In the listing that follows, retype every line from the first through the one containing "(0,0) rectangle (1193,836);". Pictures are to be left out.

Collected material –
========
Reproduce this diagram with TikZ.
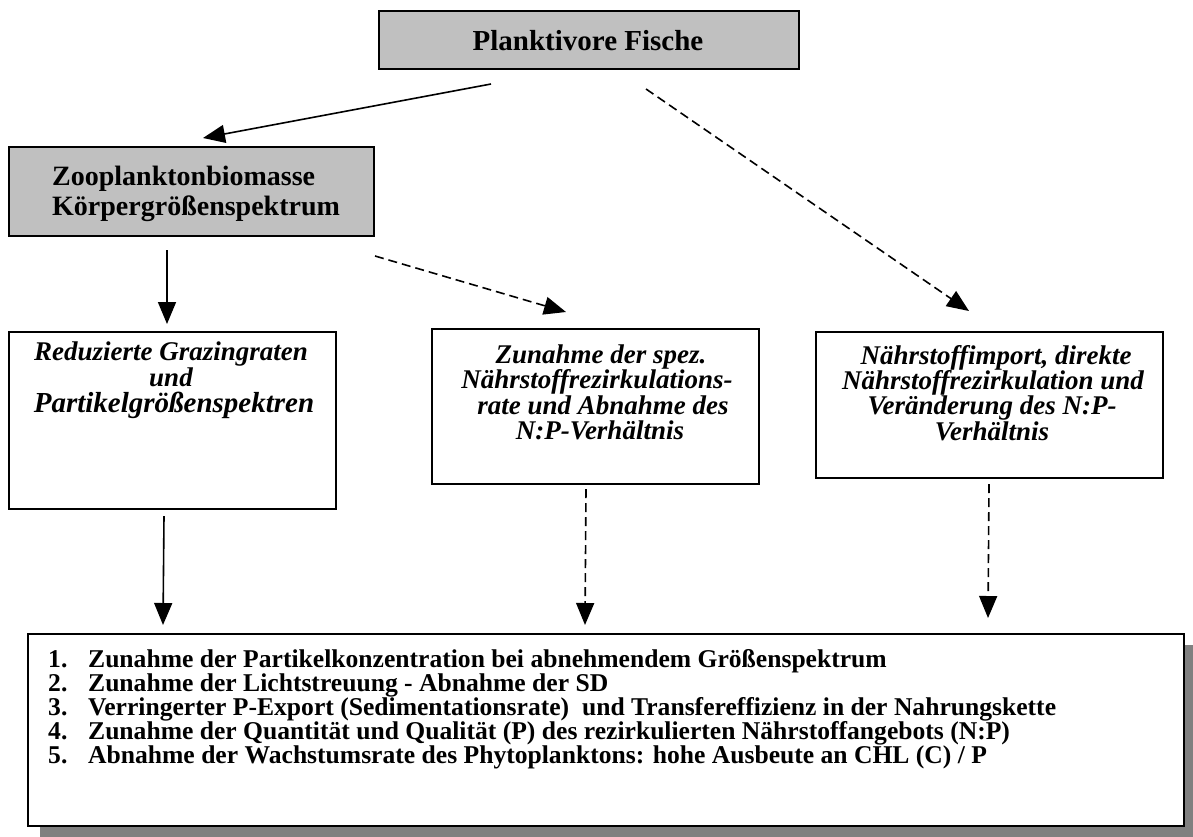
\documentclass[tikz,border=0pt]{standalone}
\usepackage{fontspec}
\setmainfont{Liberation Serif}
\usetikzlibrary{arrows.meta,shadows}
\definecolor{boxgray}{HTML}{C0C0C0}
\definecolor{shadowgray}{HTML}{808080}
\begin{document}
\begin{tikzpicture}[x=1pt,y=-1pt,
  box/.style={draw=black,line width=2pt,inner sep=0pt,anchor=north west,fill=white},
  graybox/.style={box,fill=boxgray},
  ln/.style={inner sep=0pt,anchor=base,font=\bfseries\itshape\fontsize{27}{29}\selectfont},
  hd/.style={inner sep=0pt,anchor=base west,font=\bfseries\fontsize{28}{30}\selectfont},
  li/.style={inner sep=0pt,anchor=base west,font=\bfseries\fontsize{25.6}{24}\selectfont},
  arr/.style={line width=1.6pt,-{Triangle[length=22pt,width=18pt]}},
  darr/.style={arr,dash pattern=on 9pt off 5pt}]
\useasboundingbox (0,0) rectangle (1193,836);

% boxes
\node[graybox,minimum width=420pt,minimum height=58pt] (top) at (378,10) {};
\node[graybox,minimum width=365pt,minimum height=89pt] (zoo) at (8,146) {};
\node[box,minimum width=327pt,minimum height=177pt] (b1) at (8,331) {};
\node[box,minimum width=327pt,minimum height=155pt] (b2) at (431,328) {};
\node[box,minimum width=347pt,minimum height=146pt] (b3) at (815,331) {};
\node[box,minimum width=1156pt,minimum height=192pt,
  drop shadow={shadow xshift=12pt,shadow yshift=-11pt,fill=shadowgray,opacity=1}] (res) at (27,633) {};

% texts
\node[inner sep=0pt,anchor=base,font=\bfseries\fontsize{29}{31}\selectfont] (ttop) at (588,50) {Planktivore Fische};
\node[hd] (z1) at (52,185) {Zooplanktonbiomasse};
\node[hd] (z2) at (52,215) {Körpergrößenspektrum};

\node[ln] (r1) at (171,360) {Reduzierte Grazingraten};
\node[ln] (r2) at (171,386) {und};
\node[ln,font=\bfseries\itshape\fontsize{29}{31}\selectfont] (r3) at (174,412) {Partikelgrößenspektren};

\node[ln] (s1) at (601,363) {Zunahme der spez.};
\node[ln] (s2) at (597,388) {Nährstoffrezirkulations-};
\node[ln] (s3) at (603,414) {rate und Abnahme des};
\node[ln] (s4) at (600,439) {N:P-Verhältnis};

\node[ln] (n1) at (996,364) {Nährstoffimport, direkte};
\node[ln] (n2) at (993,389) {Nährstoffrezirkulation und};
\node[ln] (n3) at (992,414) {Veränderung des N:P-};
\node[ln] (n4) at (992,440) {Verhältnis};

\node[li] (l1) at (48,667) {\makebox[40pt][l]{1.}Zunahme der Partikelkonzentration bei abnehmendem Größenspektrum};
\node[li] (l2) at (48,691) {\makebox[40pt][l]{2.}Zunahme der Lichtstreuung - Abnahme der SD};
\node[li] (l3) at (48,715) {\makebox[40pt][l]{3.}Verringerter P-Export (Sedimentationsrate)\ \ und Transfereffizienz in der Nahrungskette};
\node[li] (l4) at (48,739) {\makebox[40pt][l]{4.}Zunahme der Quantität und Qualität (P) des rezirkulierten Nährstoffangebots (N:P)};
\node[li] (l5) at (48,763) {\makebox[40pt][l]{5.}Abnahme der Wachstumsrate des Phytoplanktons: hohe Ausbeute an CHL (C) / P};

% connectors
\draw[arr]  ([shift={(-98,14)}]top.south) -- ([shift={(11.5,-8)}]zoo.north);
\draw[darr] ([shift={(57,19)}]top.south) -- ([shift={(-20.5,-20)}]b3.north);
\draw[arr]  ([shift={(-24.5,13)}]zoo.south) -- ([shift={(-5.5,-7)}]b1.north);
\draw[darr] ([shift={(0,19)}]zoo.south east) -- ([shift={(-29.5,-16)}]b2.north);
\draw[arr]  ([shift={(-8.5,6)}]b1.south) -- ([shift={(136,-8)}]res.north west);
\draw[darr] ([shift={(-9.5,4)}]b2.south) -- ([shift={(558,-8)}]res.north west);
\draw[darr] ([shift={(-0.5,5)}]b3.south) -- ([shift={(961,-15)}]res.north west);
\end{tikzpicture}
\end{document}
========
Worked answer –
Reproduce this diagram with TikZ.
\documentclass[tikz,border=0pt]{standalone}
\usepackage{fontspec}
\setmainfont{Liberation Serif}
\usetikzlibrary{arrows.meta,shadows}
\definecolor{boxgray}{HTML}{C0C0C0}
\definecolor{shadowgray}{HTML}{808080}
\begin{document}
\begin{tikzpicture}[x=1pt,y=-1pt,
  box/.style={draw=black,line width=2pt,inner sep=0pt,anchor=north west,fill=white},
  graybox/.style={box,fill=boxgray},
  ln/.style={inner sep=0pt,anchor=base,font=\bfseries\itshape\fontsize{27}{29}\selectfont},
  hd/.style={inner sep=0pt,anchor=base west,font=\bfseries\fontsize{28}{30}\selectfont},
  li/.style={inner sep=0pt,anchor=base west,font=\bfseries\fontsize{25.6}{24}\selectfont},
  arr/.style={line width=1.6pt,-{Triangle[length=22pt,width=18pt]}},
  darr/.style={arr,dash pattern=on 9pt off 5pt}]
\useasboundingbox (0,0) rectangle (1193,836);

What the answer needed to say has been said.